* Start *

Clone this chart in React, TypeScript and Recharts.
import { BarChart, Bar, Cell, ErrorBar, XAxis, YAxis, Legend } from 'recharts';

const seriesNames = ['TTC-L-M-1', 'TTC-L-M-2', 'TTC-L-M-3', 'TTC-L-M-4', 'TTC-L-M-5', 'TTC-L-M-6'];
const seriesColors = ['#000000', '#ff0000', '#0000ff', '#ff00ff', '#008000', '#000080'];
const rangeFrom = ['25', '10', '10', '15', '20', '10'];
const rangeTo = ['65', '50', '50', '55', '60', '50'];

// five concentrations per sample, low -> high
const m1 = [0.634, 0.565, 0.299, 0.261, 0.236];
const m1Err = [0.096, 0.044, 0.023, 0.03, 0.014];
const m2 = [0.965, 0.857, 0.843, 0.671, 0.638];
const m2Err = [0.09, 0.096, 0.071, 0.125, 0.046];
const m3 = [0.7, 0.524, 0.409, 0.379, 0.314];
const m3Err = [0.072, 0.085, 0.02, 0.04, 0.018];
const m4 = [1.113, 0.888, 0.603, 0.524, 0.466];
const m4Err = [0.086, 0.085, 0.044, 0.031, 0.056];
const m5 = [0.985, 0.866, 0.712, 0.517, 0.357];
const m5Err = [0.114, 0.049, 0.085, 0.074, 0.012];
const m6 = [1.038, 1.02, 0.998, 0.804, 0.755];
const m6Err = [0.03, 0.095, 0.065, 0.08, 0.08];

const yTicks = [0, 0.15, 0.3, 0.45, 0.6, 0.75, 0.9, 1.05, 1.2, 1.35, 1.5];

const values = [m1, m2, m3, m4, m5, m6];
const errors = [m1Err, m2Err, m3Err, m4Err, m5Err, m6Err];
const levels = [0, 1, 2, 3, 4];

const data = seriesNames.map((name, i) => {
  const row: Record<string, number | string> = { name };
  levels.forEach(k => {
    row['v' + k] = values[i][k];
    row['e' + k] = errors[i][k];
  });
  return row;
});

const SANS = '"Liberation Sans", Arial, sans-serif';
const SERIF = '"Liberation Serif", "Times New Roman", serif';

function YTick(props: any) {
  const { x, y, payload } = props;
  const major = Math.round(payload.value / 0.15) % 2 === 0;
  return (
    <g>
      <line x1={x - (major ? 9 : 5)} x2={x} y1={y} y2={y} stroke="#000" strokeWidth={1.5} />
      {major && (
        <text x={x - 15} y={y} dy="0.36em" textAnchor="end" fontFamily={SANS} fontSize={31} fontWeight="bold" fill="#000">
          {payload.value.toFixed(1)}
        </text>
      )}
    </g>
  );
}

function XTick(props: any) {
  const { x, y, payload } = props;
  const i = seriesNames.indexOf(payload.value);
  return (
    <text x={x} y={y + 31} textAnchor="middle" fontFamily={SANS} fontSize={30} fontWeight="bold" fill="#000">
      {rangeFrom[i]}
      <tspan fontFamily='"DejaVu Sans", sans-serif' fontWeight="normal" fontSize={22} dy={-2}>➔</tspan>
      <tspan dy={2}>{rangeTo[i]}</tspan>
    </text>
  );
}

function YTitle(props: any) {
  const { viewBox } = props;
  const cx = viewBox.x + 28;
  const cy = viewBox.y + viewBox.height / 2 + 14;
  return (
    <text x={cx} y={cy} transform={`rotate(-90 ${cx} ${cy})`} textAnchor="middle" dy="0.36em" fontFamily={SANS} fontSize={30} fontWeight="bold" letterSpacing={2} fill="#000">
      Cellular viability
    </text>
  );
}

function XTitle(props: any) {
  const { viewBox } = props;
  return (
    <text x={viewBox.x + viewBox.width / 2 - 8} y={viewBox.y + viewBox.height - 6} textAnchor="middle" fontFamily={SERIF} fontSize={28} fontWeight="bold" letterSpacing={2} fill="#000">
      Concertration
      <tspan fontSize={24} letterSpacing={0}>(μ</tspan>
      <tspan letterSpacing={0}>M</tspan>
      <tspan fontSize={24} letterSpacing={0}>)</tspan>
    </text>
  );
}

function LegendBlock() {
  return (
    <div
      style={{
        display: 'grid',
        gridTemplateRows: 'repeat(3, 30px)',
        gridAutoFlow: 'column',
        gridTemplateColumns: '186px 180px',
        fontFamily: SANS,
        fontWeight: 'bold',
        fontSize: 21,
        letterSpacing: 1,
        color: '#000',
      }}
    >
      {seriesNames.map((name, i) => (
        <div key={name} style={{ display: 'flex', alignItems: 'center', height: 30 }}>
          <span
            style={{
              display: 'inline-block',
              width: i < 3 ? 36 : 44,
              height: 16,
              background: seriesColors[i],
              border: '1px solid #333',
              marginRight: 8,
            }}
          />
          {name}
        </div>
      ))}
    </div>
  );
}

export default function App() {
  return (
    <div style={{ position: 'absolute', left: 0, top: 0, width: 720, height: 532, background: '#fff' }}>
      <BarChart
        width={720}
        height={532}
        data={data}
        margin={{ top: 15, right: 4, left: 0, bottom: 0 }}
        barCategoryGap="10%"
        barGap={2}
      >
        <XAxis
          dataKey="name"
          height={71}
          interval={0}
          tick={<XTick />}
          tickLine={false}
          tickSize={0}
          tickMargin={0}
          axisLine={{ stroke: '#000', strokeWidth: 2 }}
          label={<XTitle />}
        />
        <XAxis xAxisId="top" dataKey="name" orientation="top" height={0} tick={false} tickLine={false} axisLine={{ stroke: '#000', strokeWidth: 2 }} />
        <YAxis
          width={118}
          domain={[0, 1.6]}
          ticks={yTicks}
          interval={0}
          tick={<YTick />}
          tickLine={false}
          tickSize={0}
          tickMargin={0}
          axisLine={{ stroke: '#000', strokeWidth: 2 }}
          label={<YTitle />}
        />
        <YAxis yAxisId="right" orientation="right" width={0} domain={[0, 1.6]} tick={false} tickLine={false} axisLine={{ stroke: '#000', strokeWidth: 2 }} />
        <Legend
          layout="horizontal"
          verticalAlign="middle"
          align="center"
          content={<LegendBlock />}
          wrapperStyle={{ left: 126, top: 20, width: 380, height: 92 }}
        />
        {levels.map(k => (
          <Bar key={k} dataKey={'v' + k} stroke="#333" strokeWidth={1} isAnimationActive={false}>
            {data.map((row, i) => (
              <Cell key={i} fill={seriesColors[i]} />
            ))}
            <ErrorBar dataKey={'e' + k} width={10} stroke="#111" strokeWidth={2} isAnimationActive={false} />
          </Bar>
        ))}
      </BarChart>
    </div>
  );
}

* End *

The exercise - Everything from the first line above up to and including the line that contains "const rangeTo = ['65', '50', '50', '55', '60', '50'];" should be printed exactly; please print only that.

Exercise output -
Clone this chart in React, TypeScript and Recharts.
import { BarChart, Bar, Cell, ErrorBar, XAxis, YAxis, Legend } from 'recharts';

const seriesNames = ['TTC-L-M-1', 'TTC-L-M-2', 'TTC-L-M-3', 'TTC-L-M-4', 'TTC-L-M-5', 'TTC-L-M-6'];
const seriesColors = ['#000000', '#ff0000', '#0000ff', '#ff00ff', '#008000', '#000080'];
const rangeFrom = ['25', '10', '10', '15', '20', '10'];
const rangeTo = ['65', '50', '50', '55', '60', '50'];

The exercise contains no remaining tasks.